▶ _What needs to be done_
Retype exactly what runs from the first line of the data to the line with "(0,0) rectangle (1121,659);", keeping both of those lines and skipping pictures.

==*==

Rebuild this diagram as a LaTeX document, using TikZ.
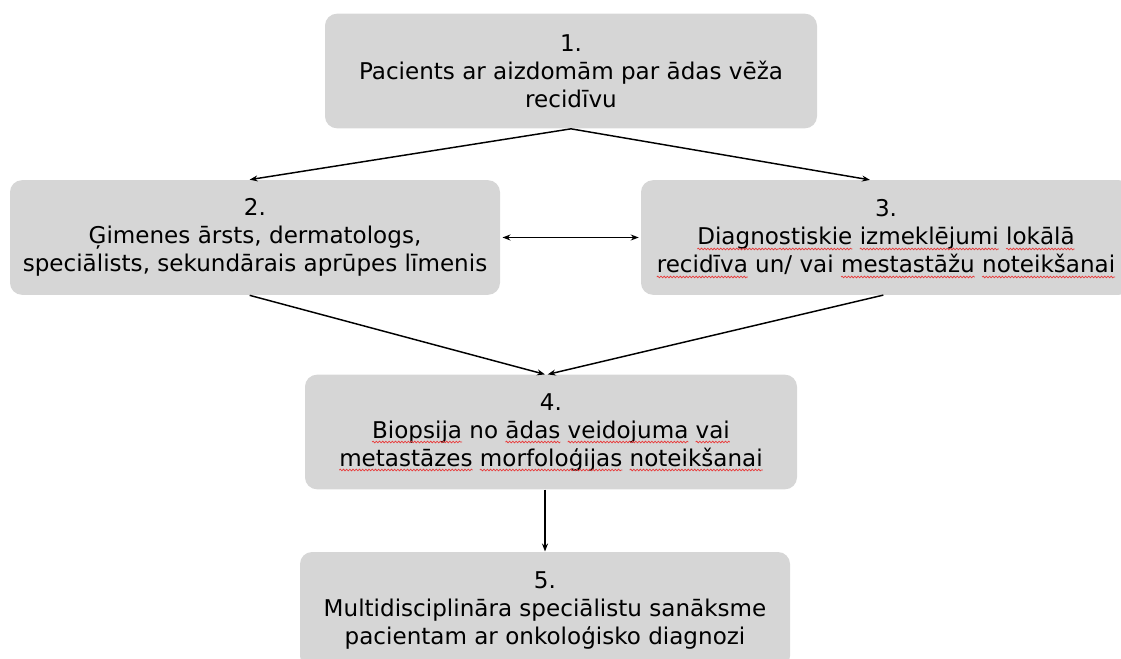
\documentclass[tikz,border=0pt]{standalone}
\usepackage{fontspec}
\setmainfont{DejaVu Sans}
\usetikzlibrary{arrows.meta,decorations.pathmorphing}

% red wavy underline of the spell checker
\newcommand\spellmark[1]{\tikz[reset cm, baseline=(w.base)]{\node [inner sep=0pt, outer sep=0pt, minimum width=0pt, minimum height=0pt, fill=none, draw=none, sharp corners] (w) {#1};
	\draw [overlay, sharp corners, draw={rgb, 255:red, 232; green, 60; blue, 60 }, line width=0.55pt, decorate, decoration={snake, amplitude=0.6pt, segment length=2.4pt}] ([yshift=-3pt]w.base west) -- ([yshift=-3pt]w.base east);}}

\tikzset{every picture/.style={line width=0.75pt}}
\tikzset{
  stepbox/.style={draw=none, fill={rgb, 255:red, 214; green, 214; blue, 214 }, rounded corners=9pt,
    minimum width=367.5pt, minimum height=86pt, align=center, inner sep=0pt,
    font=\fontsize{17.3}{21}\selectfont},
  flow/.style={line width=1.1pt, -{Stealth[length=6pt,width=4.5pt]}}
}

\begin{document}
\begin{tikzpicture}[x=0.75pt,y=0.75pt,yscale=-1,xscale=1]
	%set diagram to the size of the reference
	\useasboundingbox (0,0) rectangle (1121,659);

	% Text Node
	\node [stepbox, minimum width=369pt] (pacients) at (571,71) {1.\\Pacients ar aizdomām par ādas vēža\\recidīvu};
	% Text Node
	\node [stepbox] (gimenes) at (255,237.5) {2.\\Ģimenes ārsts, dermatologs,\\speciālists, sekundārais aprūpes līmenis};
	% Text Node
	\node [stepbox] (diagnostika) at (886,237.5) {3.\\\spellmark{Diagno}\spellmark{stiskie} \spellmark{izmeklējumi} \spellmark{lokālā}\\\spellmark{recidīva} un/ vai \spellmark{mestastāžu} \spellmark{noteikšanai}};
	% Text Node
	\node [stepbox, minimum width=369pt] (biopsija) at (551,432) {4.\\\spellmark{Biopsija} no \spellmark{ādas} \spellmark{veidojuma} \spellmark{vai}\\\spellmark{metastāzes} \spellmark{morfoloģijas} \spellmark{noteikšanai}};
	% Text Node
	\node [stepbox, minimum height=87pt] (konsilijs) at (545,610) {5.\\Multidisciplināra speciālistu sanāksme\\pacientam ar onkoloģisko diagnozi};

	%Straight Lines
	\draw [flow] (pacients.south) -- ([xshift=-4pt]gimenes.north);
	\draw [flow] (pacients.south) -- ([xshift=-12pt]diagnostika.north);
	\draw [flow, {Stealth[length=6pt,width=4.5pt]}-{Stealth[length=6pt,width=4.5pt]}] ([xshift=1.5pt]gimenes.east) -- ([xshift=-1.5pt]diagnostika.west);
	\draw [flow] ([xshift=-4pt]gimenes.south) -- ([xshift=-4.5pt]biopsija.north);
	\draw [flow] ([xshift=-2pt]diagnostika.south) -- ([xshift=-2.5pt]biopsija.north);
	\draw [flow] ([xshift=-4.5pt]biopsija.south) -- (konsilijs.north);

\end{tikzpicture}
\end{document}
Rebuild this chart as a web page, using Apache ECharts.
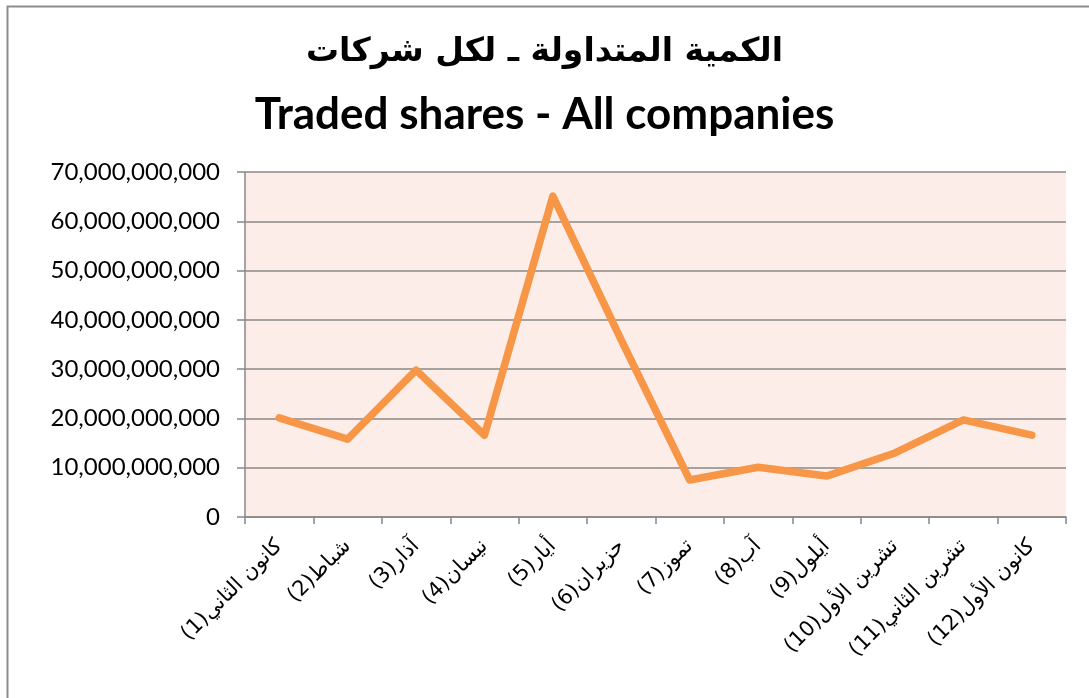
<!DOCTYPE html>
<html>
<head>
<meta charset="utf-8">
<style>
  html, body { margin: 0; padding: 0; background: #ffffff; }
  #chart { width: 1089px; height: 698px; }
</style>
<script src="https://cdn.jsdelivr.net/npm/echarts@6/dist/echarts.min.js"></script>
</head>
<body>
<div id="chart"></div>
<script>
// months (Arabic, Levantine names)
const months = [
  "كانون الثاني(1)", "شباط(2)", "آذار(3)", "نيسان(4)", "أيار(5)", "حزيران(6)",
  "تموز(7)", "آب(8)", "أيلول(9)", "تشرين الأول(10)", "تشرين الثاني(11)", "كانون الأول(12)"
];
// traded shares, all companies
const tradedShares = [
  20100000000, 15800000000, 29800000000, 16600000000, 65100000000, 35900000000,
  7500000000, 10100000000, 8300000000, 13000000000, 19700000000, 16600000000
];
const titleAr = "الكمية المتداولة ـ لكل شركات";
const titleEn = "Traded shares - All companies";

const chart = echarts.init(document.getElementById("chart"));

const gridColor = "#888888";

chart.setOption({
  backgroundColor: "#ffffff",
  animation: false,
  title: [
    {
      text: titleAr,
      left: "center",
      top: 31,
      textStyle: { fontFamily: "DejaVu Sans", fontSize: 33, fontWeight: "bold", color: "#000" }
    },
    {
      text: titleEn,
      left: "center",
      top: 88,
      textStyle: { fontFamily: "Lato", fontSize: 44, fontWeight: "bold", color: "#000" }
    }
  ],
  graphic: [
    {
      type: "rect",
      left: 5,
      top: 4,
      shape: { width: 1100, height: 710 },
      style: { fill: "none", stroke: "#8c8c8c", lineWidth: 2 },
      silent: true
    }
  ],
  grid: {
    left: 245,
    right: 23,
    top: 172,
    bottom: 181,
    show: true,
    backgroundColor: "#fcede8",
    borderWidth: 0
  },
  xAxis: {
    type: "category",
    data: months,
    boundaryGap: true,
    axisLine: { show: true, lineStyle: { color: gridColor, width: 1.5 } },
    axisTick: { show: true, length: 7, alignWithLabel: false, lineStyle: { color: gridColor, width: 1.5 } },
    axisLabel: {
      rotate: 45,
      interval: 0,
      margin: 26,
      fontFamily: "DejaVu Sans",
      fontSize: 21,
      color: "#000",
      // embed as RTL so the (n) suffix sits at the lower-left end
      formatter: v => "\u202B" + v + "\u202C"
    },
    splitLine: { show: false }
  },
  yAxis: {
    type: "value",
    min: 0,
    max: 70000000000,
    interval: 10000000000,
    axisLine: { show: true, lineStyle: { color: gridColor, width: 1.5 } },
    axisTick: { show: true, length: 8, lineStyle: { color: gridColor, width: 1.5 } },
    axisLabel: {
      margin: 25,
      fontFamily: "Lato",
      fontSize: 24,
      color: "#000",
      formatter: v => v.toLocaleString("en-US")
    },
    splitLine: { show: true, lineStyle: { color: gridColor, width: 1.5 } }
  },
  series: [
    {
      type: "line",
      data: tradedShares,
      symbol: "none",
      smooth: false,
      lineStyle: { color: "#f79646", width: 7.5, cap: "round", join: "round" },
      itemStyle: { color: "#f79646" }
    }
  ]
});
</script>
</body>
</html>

==*==

▶ _Result_
Rebuild this diagram as a LaTeX document, using TikZ.
\documentclass[tikz,border=0pt]{standalone}
\usepackage{fontspec}
\setmainfont{DejaVu Sans}
\usetikzlibrary{arrows.meta,decorations.pathmorphing}

% red wavy underline of the spell checker
\newcommand\spellmark[1]{\tikz[reset cm, baseline=(w.base)]{\node [inner sep=0pt, outer sep=0pt, minimum width=0pt, minimum height=0pt, fill=none, draw=none, sharp corners] (w) {#1};
	\draw [overlay, sharp corners, draw={rgb, 255:red, 232; green, 60; blue, 60 }, line width=0.55pt, decorate, decoration={snake, amplitude=0.6pt, segment length=2.4pt}] ([yshift=-3pt]w.base west) -- ([yshift=-3pt]w.base east);}}

\tikzset{every picture/.style={line width=0.75pt}}
\tikzset{
  stepbox/.style={draw=none, fill={rgb, 255:red, 214; green, 214; blue, 214 }, rounded corners=9pt,
    minimum width=367.5pt, minimum height=86pt, align=center, inner sep=0pt,
    font=\fontsize{17.3}{21}\selectfont},
  flow/.style={line width=1.1pt, -{Stealth[length=6pt,width=4.5pt]}}
}

\begin{document}
\begin{tikzpicture}[x=0.75pt,y=0.75pt,yscale=-1,xscale=1]
	%set diagram to the size of the reference
	\useasboundingbox (0,0) rectangle (1121,659);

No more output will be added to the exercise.